Santa Muerte, beloved, feared
“Put your phone under the seat,” muttered Armando Gutierrez-Cornejo, my driver. His voice was firm but urgent. We were passing through a rough part of town, home to thieves, low-level narcos and other denizens of Mexico City’s demimonde. Young hombres on bikes circled, ready to grab anything, even from moving vehicles. “Rats,” GutierrezCornejo sneered, “with two legs.”
We stopped at a squat brick building at Nicolás Bravo 35: the National Sanctuary of the Angel of the Holy Death. For devotees of Santa Muerte — whom they address as Bony Lady, Pretty One, Little Girl and other endearing diminutives — this sacred space provides a magical, macabre connection with the supernatural. The Bony Lady is known for taking care of business, which may include snaring a lover or whacking a competitor. Along the sanctuary’s walls are pictures of Christian saints as well as many images of death personified, grim reapers holding scythes, reminiscent of cover art of an Iron Maiden album.
In a side chapel, a big man in black kneels in mystic communion with Santa Muerte, a skeleton dressed in white and blue who resembles a cross between a bride and the Virgin Mary. A dog snarls fiercely behind a metal gate. The family tending the somewhat grim gift shop avoids eye contact while sternly performing their duties. We were glad to get back into daylight.
Mystical market
Incense drifts through the air, vendors call out to customers and young men offer to cleanse my soul with a chicken (or, for a reduced rate, an egg).
We’re in a section of the Mercado de Sonora, or Sonora Market, called the Witches’ Market, where the scent of copal, a tree-resinbased incense, lends a ghostly ambiance to the death masks and Day of the Dead paraphernalia.

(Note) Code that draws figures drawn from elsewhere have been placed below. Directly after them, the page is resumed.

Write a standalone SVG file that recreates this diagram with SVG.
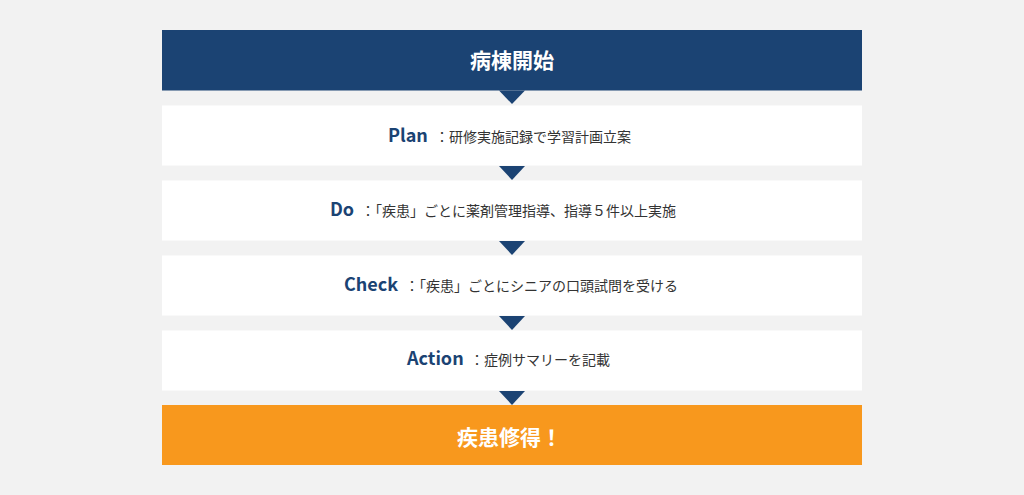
<svg xmlns="http://www.w3.org/2000/svg" width="1024" height="495" viewBox="0 0 1024 495">
<style>
text{font-family:"Noto Sans CJK JP","Noto Sans",sans-serif}
.hd{fill:#1b4373}
.or{fill:#f8981d}
.bx{fill:#ffffff}
.tri{fill:#1b4373}
.ttl{fill:#ffffff;font-size:21px;font-weight:700}
.key{fill:#1b4373;font-size:18px;font-weight:700}
.desc{fill:#333333;font-size:14px}
</style>
<rect width="1024" height="495" fill="#f2f2f2"/>
<g id="start">
<rect class="hd" x="162" y="30" width="700" height="60.5"/>
<text class="ttl" x="512" y="68" text-anchor="middle">病棟開始</text>
</g>
<g id="plan">
<rect class="bx" x="162" y="105.5" width="700" height="60"/>
<text class="key" x="388" y="142">Plan</text>
<text class="desc" x="435" y="142">：研修実施記録で学習計画立案</text>
</g>
<g id="do">
<rect class="bx" x="162" y="180.5" width="700" height="60"/>
<text class="key" x="330" y="216">Do</text>
<text class="desc" x="361" y="216">：「疾患」ごとに薬剤管理指導、指導５件以上実施</text>
</g>
<g id="check">
<rect class="bx" x="162" y="255.5" width="700" height="60"/>
<text class="key" x="344" y="291">Check</text>
<text class="desc" x="405" y="291">：「疾患」ごとにシニアの口頭試問を受ける</text>
</g>
<g id="action">
<rect class="bx" x="162" y="330.5" width="700" height="60"/>
<text class="key" x="407" y="365">Action</text>
<text class="desc" x="470" y="365">：症例サマリーを記載</text>
</g>
<g id="goal">
<rect class="or" x="162" y="405" width="700" height="60"/>
<text class="ttl" x="457" y="445">疾患修得！</text>
</g>
<g id="connectors">
<polygon class="tri" points="499,90.5 525,90.5 512,104"/>
<polygon class="tri" points="499,166 525,166 512,180"/>
<polygon class="tri" points="499,241 525,241 512,255"/>
<polygon class="tri" points="499,316 525,316 512,330"/>
<polygon class="tri" points="499,391 525,391 512,405"/>
</g>
</svg>
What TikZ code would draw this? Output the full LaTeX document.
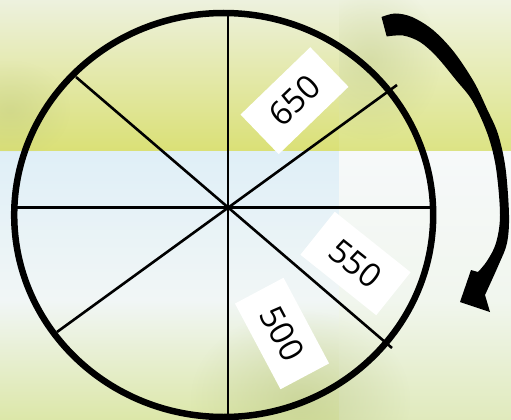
\documentclass[tikz,border=0pt]{standalone}
\usepackage{fontspec}
\setmainfont{Open Sans}
\usetikzlibrary{fadings}
\tikzfading[name=softdisc, inner color=transparent!0, outer color=transparent!100]
\definecolor{tla}{HTML}{EDF1DE}
\definecolor{tlb}{HTML}{DDE5AC}
\definecolor{tlc}{HTML}{DAE076}
\definecolor{tra}{HTML}{F0F4E2}
\definecolor{trb}{HTML}{DCE4A8}
\definecolor{trc}{HTML}{DCE384}
\definecolor{bla}{HTML}{DFEFF7}
\definecolor{blb}{HTML}{F1F6F6}
\definecolor{blc}{HTML}{DCE7A8}
\definecolor{bra}{HTML}{F6F9FA}
\definecolor{brb}{HTML}{F1F6EE}
\definecolor{brc}{HTML}{E0EABC}
\definecolor{olivepatch}{HTML}{B4C07C}
\tikzset{
  spoke/.style={line width=2.6pt, black},
  rim/.style={line width=6.5pt, black},
  labelbox/.style={fill=white, inner sep=0pt, minimum width=97pt, minimum height=55pt,
    font=\fontsize{33}{33}\selectfont},
}
\begin{document}
\begin{tikzpicture}[x=1pt,y=-1pt]
\useasboundingbox (0,0) rectangle (511,420);
% background
\shade[top color=tla, middle color=tlb, bottom color=tlc] (0,0) rectangle (339,151);
\shade[top color=tra, middle color=trb, bottom color=trc] (339,0) rectangle (511,151);
\shade[top color=bla, bottom color=blb] (0,151) rectangle (339,300.5);
\shade[top color=blb, bottom color=blc] (0,300) rectangle (339,420);
\shade[top color=bra, bottom color=brb] (339,151) rectangle (511,300.5);
\shade[top color=brb, bottom color=brc] (339,300) rectangle (511,420);
\begin{scope}
\clip (0,300) rectangle (511,420);
\fill[olivepatch, opacity=0.45, path fading=softdisc] (300,400) ellipse [x radius=110pt, y radius=90pt];
\end{scope}
\begin{scope}
\clip (339,0) rectangle (511,151);
\fill[olivepatch, opacity=0.35, path fading=softdisc] (370,60) ellipse [x radius=70pt, y radius=80pt];
\end{scope}
\begin{scope}
\clip (0,0) rectangle (339,151);
\fill[olivepatch, opacity=0.3, path fading=softdisc] (10,110) ellipse [x radius=60pt, y radius=50pt];
\end{scope}
% wheel
\coordinate (c) at (228,207);
\coordinate (w) at (17,207.3);
\coordinate (e) at (432,207.3);
\coordinate (n) at (228,16);
\coordinate (s) at (228,415);
\coordinate (nw) at (76,77);
\coordinate (se) at (392,348);
\coordinate (sw) at (57,332);
\coordinate (ne) at (397,85);
\draw[spoke] (w) -- (e);
\draw[spoke] (n) -- (s);
\draw[spoke] (nw) -- (se);
\draw[spoke] (sw) -- (ne);
\draw[rim] (223.7,215) ellipse [x radius=209.5pt, y radius=202pt];
% labels
\node[labelbox, rotate=44] (l650) at (294.5,100.7) {650};
\node[labelbox, rotate=-38.6] (l550) at (355.5,263.5) {550};
\node[labelbox, rotate=-62] (l500) at (282,333.5) {500};
% arrow
\fill[black] plot[smooth, tension=0.55] coordinates {(381.5,17) (395,13.5) (412,17) (433,30) (454,52) (474,82) (487,109) (498,134) (505.5,168) (509,215) (507,243) (499,264) (485,295)}
  -- (490,312) -- (460,302) -- (471,270)
  -- plot[smooth, tension=0.55] coordinates {(478,272) (487,261) (496,243) (500,215) (496,168) (487.5,134) (472.5,101) (456,80) (436.5,56.5) (420,42) (403,35.5) (386.7,36.5)}
  -- cycle;
\end{tikzpicture}
\end{document}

Medicinal herbs line the aisles. Sacks of bark and wood chunks are advertised as cures for inflammation, tumors and just about every conceivable bodily and spiritual ailment.
We see many representations of Santa Muerte. Her image shows up on votive candles and some other products, a kind of trademark or brand.
Food scene
As part of Day of the Dead festivities, Mexican families visit gravesites, which Feinman explains “is a way to connect living and supernatural worlds.”

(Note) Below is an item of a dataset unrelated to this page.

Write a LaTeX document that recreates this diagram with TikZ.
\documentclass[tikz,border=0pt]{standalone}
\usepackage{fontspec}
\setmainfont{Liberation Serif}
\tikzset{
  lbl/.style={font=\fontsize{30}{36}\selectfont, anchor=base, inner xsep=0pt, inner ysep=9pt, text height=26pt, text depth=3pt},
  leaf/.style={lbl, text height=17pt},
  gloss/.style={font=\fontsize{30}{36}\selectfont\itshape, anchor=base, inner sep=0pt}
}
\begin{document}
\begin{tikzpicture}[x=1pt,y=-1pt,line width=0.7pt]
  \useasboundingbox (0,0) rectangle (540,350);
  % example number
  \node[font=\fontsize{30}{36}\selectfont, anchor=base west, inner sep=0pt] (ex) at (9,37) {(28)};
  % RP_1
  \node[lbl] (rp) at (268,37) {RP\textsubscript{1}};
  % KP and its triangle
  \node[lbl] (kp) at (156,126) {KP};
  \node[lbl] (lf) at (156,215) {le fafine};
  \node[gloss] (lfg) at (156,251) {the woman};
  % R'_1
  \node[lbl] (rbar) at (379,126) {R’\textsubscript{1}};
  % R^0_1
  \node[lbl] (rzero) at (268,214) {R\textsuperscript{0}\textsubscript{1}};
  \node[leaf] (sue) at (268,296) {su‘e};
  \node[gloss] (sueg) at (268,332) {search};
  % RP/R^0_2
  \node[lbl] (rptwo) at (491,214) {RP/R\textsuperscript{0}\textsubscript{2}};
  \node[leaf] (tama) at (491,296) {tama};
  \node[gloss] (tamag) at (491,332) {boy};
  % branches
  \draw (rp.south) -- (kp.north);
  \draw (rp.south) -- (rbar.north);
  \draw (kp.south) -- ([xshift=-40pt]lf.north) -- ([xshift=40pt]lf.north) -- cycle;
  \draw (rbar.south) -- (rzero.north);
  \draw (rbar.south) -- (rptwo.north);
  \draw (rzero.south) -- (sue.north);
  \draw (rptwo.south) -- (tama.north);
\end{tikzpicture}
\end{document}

Friends and family clean the gravesite and maybe eat a little something. They then leave the deceased his or her favorite things: tequila or mezcal, cigarettes and, for children, perhaps the ever-popular candy skulls.
Leading up to the Day of the Dead, bakeries are full of pan de muerto, or “bread of the dead,” a sugar-sprinkled egg loaf with bonelike imagery baked on top.
On Day of the Dead, large tamales made of cornmeal and chicken wrapped in banana leaves are cooked in underground ovens with hot rocks.
When the cooking is finished, the tamale is lifted out of the ground — exhumed, if you will — and eaten to remember those whose spirits have briefly returned from the other side and, just as importantly, to celebrate life in the face of death.